On July 29, Weingarten penned an open letter asking union members to “join with me and other AFT members in donating today to the AFT Disaster Relief Fund for Gaza Humanitarian Aid.”
“Your contribution will go immediately to relief work on the ground by the AFT partner organization American Near East Refugee Aid (known as Anera), a nonprofit charity with decades of experience working in the area,” Weingarten wrote. “One hundred percent of your donation will go to Anera, because the AFT covers any fees for collecting funds.”
Weingarten’s call has already made an impact, with AFT’s Philadelphia chapter announcing last week that it donated an unspecified amount to the fundraiser, according to the North American Values Institute, an advocacy group that documents anti-Israel and anti-American radicalism in the K-12 education system.
Mika Heller, director of research at the North American Values Institute, told the Free Beacon that Weingarten’s donation request was an “egregious example” of the AFT “putting dedication to ‘social justice unionism’ ahead of responsibilities to union members and even to students.”
“The AFT should answer for whether it was aware of ANERA’s work with organizations tied to Hamas,” Heller said. “Members have a right to know where their money is going and how the AFT determines its partners.”
Weingarten defended the partnership, telling the Free Beacon that ANERA is an “independent entity with great credibility.”
“They are absolutely not connected to Hamas or any terrorist organization, and if they were, we obviously wouldn’t be donating to them,” said Weingarten.
In January, the human rights watchdog group NGO Monitor released a report detailing connections between ANERA and Hamas-linked organizations.
It pointed to a U.N. description of a 2023 building project in Gaza that noted ANERA worked “in coordination with the Ministry of Social Development (MoSD) and the Ministry of Public Works and Housing (MoPWH)” to “finalize and approved [sic] the selection of beneficiaries on the standard shelter cluster criteria.”
According to the NGO Monitor report, Hamas has “exercised effective control over the MoSD in Gaza for several years.” In 2019, the terrorist group appointed Hamad—who vowed in the wake of Oct. 7 to launch “a second, a third, a fourth” attack—to oversee the MoSD. Last year, the U.S. Department of Treasury added him to its designated terrorist list.
The building project wasn’t the first time ANERA worked with MoSD. In 2021, the aid organization launched a “women’s empowerment program in Gaza” and said it “selects the women according to predefined criteria in coordination with the Ministry of Social Development and local organizations that serve women.”
ANERA called reports about its alleged connections with Hamas “misinformation.” The group said it “has a longstanding ‘no contact’ policy with Hamas” and all of its “partners, employees and vendors are vetted through U.S. OFAC-compliant software” and a U.S. government system. An ANERA spokesman declined to comment but provided a link to a webpage detailing that “policy.”

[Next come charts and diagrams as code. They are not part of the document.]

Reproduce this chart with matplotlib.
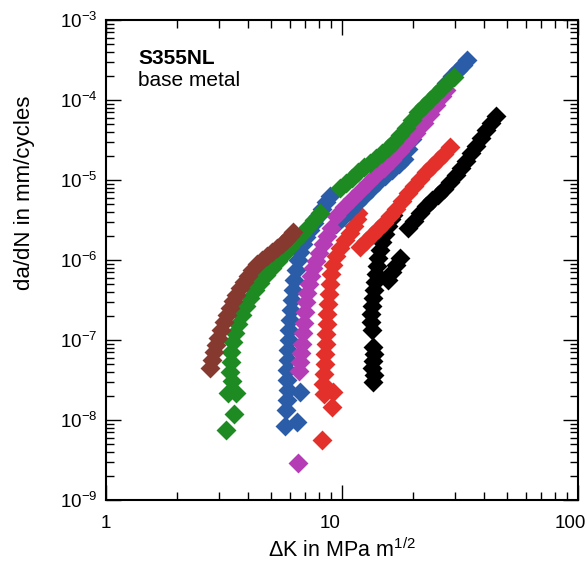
import numpy as np
import matplotlib
matplotlib.use("Agg")
import matplotlib.pyplot as plt
from matplotlib.ticker import LogLocator, NullFormatter, FixedLocator, FixedFormatter, LogFormatterSciNotation
from matplotlib.transforms import ScaledTranslation

####################################################
### Crack growth data, S355NL base metal

brown_dK = [2.76, 2.81, 2.87, 2.93, 2.98, 3.07, 3.16, 3.26, 3.35, 3.45, 3.56, 3.70,
            3.84, 4.00, 4.16, 4.36, 4.58, 4.81, 5.05, 5.30, 5.57, 5.79, 6.02, 6.20]
brown_dadN = [4.5e-8, 5.6e-8, 7.1e-8, 8.7e-8, 1.06e-7, 1.33e-7, 1.68e-7, 2.05e-7, 2.5e-7,
              3.07e-7, 3.65e-7, 4.5e-7, 5.3e-7, 6.3e-7, 7.5e-7, 8.9e-7, 1.0e-6, 1.12e-6,
              1.26e-6, 1.41e-6, 1.58e-6, 1.78e-6, 2.0e-6, 2.24e-6]

green_dK = [3.23, 3.49, 3.29, 3.56, 3.42, 3.35, 3.39, 3.39, 3.45, 3.52, 3.63, 3.77,
            3.92, 4.08, 4.28, 4.49, 4.76, 5.05, 5.36, 5.68, 6.02, 6.39, 6.77, 7.18,
            7.61, 8.07, 9.81, 10.4, 11.0, 11.7, 12.4, 13.1, 13.9, 14.8, 15.7, 16.6,
            17.6, 18.7, 19.8, 21.0, 22.3, 23.6, 25.0, 26.5, 28.1, 29.8]
green_dadN = [7.5e-9, 1.19e-8, 2.18e-8, 2.18e-8, 3.07e-8, 3.98e-8, 5.31e-8, 7.08e-8,
              9.44e-8, 1.22e-7, 1.58e-7, 2.05e-7, 2.66e-7, 3.35e-7, 4.22e-7, 5.16e-7,
              6.49e-7, 7.94e-7, 9.72e-7, 1.19e-6, 1.45e-6, 1.78e-6, 2.11e-6, 2.58e-6,
              3.16e-6, 3.87e-6, 7.94e-6, 9.17e-6, 1.06e-5, 1.26e-5, 1.45e-5, 1.63e-5,
              1.88e-5, 2.18e-5, 2.51e-5, 2.99e-5, 3.65e-5, 4.47e-5, 5.62e-5, 7.08e-5,
              8.41e-5, 1.0e-4, 1.19e-4, 1.41e-4, 1.68e-4, 1.94e-4]

blue_dK = [5.73, 6.45, 5.79, 6.64, 5.85, 5.90, 5.85, 5.85, 5.90, 5.90, 5.96, 5.96,
           6.02, 6.08, 6.14, 6.20, 6.26, 6.38, 6.51, 6.64, 6.83, 7.04, 7.32, 7.61,
           7.91, 8.23, 8.55, 8.90, 9.43, 10.1, 10.81, 11.58, 12.39, 13.27, 14.21,
           15.21, 16.29, 17.44, 18.31, 19.04, 19.80, 20.79, 22.04, 23.14, 24.54,
           26.02, 27.59, 29.25, 31.01, 32.56, 33.86]
blue_dadN = [8.41e-9, 9.44e-9, 1.33e-8, 2.24e-8, 1.78e-8, 2.37e-8, 3.16e-8, 4.22e-8,
             5.62e-8, 7.5e-8, 1.0e-7, 1.33e-7, 1.78e-7, 2.37e-7, 3.16e-7, 4.22e-7,
             5.62e-7, 7.5e-7, 1.0e-6, 1.26e-6, 1.58e-6, 1.94e-6, 2.37e-6, 2.90e-6,
             3.55e-6, 4.34e-6, 5.31e-6, 6.31e-6, 2.82e-6, 3.45e-6, 4.22e-6, 5.16e-6,
             6.31e-6, 7.72e-6, 9.44e-6, 1.12e-5, 1.33e-5, 1.58e-5, 1.83e-5, 2.44e-5,
             3.25e-5, 4.34e-5, 5.79e-5, 7.94e-5, 1.03e-4, 1.30e-4, 1.63e-4, 2.0e-4,
             2.37e-4, 2.74e-4, 3.16e-4]

magenta_dK = [6.51, 6.57, 6.64, 6.70, 6.77, 6.83, 6.90, 6.97, 7.04, 7.11, 7.25, 7.39,
              7.54, 7.76, 7.99, 8.31, 8.64, 8.98, 9.43, 10.20, 11.03, 11.92, 12.89,
              13.94, 15.07, 16.29, 17.61, 19.04, 20.59, 22.26, 23.60, 25.02, 26.53, 27.59]
magenta_dadN = [2.90e-9, 4.10e-8, 5.31e-8, 6.88e-8, 8.91e-8, 1.22e-7, 1.63e-7, 2.24e-7,
                2.99e-7, 3.87e-7, 5.01e-7, 6.31e-7, 7.94e-7, 9.72e-7, 1.22e-6, 1.58e-6,
                2.0e-6, 2.51e-6, 3.55e-6, 4.60e-6, 5.79e-6, 7.29e-6, 9.17e-6, 1.15e-5,
                1.41e-5, 1.78e-5, 2.30e-5, 2.99e-5, 3.87e-5, 5.16e-5, 6.68e-5, 8.66e-5,
                1.12e-4, 1.33e-4]

red_dK = [8.23, 9.07, 8.39, 9.16, 8.31, 8.39, 8.47, 8.47, 8.55, 8.55, 8.64, 8.64,
          8.72, 8.81, 8.90, 8.98, 9.16, 9.43, 9.81, 10.30, 10.81, 11.24, 11.58, 11.69,
          11.92, 12.64, 13.40, 14.21, 15.07, 15.97, 16.94, 17.96, 19.04, 20.19, 21.41,
          22.70, 24.07, 25.52, 27.06, 28.69]
red_dadN = [5.62e-9, 1.45e-8, 2.11e-8, 2.24e-8, 2.82e-8, 3.76e-8, 5.01e-8, 6.68e-8,
            8.91e-8, 1.19e-7, 1.58e-7, 2.11e-7, 2.82e-7, 3.76e-7, 5.01e-7, 6.68e-7,
            8.66e-7, 1.12e-6, 1.41e-6, 1.78e-6, 2.18e-6, 2.66e-6, 3.25e-6, 3.87e-6,
            1.45e-6, 1.73e-6, 2.05e-6, 2.44e-6, 2.90e-6, 3.55e-6, 4.34e-6, 5.46e-6,
            6.88e-6, 8.41e-6, 1.03e-5, 1.26e-5, 1.50e-5, 1.78e-5, 2.11e-5, 2.58e-5]

black_dK = [13.53, 13.66, 13.40, 13.53, 13.66, 13.53, 13.40, 13.27, 13.27, 13.40, 13.53,
            13.66, 13.80, 13.93, 14.07, 14.21, 14.49, 14.78, 15.21, 15.67, 16.13, 16.45,
            15.67, 16.29, 16.94, 17.61,
            19.04, 20.19, 21.41, 22.70, 24.07, 25.52, 27.06, 28.69, 30.42, 31.94, 33.54,
            35.21, 36.97, 38.82, 40.76, 42.80, 44.94]
black_dadN = [2.99e-8, 3.65e-8, 4.47e-8, 5.46e-8, 6.68e-8, 8.18e-8, 1.33e-7, 1.68e-7,
              2.11e-7, 2.66e-7, 3.35e-7, 4.22e-7, 5.31e-7, 6.68e-7, 8.41e-7, 1.06e-6,
              1.33e-6, 1.68e-6, 2.11e-6, 2.66e-6, 3.25e-6, 3.65e-6,
              5.62e-7, 7.08e-7, 8.66e-7, 1.06e-6,
              2.51e-6, 3.07e-6, 3.87e-6, 4.73e-6, 5.62e-6, 6.49e-6, 7.72e-6, 9.44e-6,
              1.15e-5, 1.41e-5, 1.73e-5, 2.18e-5, 2.66e-5, 3.35e-5, 4.22e-5, 5.16e-5,
              6.31e-5]

# drawn back to front
series = [
    (black_dK, black_dadN, "#000000"),
    (red_dK, red_dadN, "#e3302a"),
    (blue_dK, blue_dadN, "#2b5ca8"),
    (magenta_dK, magenta_dadN, "#b43cb4"),
    (green_dK, green_dadN, "#1d8a22"),
    (brown_dK, brown_dadN, "#85392f"),
]

####################################################
### Plot

matplotlib.rcParams['font.family'] = "Liberation Sans"
matplotlib.rcParams['mathtext.fontset'] = "custom"
matplotlib.rcParams['mathtext.rm'] = "Liberation Sans"
matplotlib.rcParams['mathtext.default'] = "regular"

fig = plt.figure(figsize=(5.87, 5.70), dpi=100)
ax = fig.add_axes([0.1806, 0.1228, 0.8041, 0.8421])

for dK, dadN, col in series:
    ax.plot(dK, dadN, linestyle='none', marker='D', markersize=8.5,
            markerfacecolor=col, markeredgecolor=col, markeredgewidth=2)

ax.set_xscale('log')
ax.set_yscale('log')
ax.set_xlim(1, 100)
ax.set_ylim(1e-9, 1e-3)

ax.xaxis.set_major_locator(FixedLocator([1, 10, 100]))
ax.xaxis.set_major_formatter(FixedFormatter(['1', '10', '100']))
ax.xaxis.set_minor_locator(LogLocator(base=10, subs=np.arange(2, 10)))
ax.xaxis.set_minor_formatter(NullFormatter())
ax.yaxis.set_major_locator(LogLocator(base=10, numticks=10))
ax.yaxis.set_major_formatter(LogFormatterSciNotation())
ax.yaxis.set_minor_locator(LogLocator(base=10, subs=np.arange(2, 10), numticks=10))
ax.yaxis.set_minor_formatter(NullFormatter())

ax.tick_params(which='both', direction='in', top=True, right=True, width=1.0)
ax.tick_params(which='major', length=11, labelsize=13.5)
ax.tick_params(which='minor', length=6)
ax.tick_params(axis='x', which='major', pad=11)
ax.tick_params(axis='y', which='major', pad=6)

for s in ax.spines.values():
    s.set_linewidth(1.5)

ax.set_xlabel(r"ΔK in MPa m$^{1/2}$", fontsize=15.5)
ax.set_ylabel("da/dN in mm/cycles", fontsize=16)
ax.xaxis.set_label_coords(0.5, -0.08)
ax.yaxis.set_label_coords(-0.15, 0.64)

# nudge the 10 and 100 labels to the left
fig.canvas.draw()
xlabels = ax.get_xticklabels()
for lab, dx in zip(xlabels, [0, -12, -8]):
    lab.set_transform(lab.get_transform() + ScaledTranslation(dx / 100.0, 0, fig.dpi_scale_trans))

ax.text(0.068, 0.94, "S355NL", transform=ax.transAxes, fontsize=15,
        fontweight='bold', va='top', ha='left')
ax.text(0.068, 0.893, "base metal", transform=ax.transAxes, fontsize=15,
        va='top', ha='left')

fig.savefig('out.png', dpi=100)
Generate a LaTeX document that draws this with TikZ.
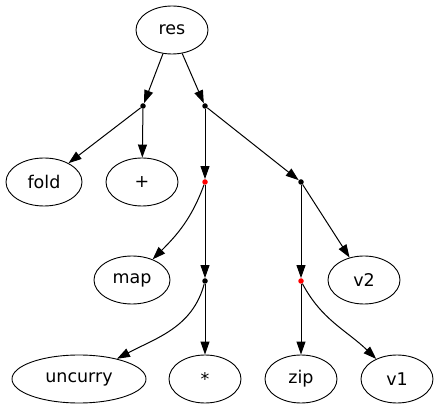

A separate report the Middle East Forum published last year showed additional partnerships between ANERA and additional Hamas-linked organizations. These groups include the Bayader Association for Environment and Development and the Islamic Relief, which held a ceremony with Hamas leaders in 2023 to celebrate their coordination on a development project, according to the Middle East Forum.
ANERA, which has received funding from the U.S. Agency for International Development, has also worked on projects with the Unlimited Friends Association, a group that has also hosted events with Hamas leaders and benefits for families of “martyrs and prisoners,” the Middle East Forum reported.
Several ANERA staffers have publicly expressed anti-Semitic and pro-terrorist views, according to the report. The group’s Gaza project coordinator, Ibrahim Najjar, has praised the “brave prisoners” in jail in Israel and posted support for Hamas founder Sheikh Yassin, the Middle East Forum reported.
Mousa Shawwa, an ANERA staffer who was killed in an Israeli strike last year, reportedly endorsed a call on social media for God to “erase the Jews.”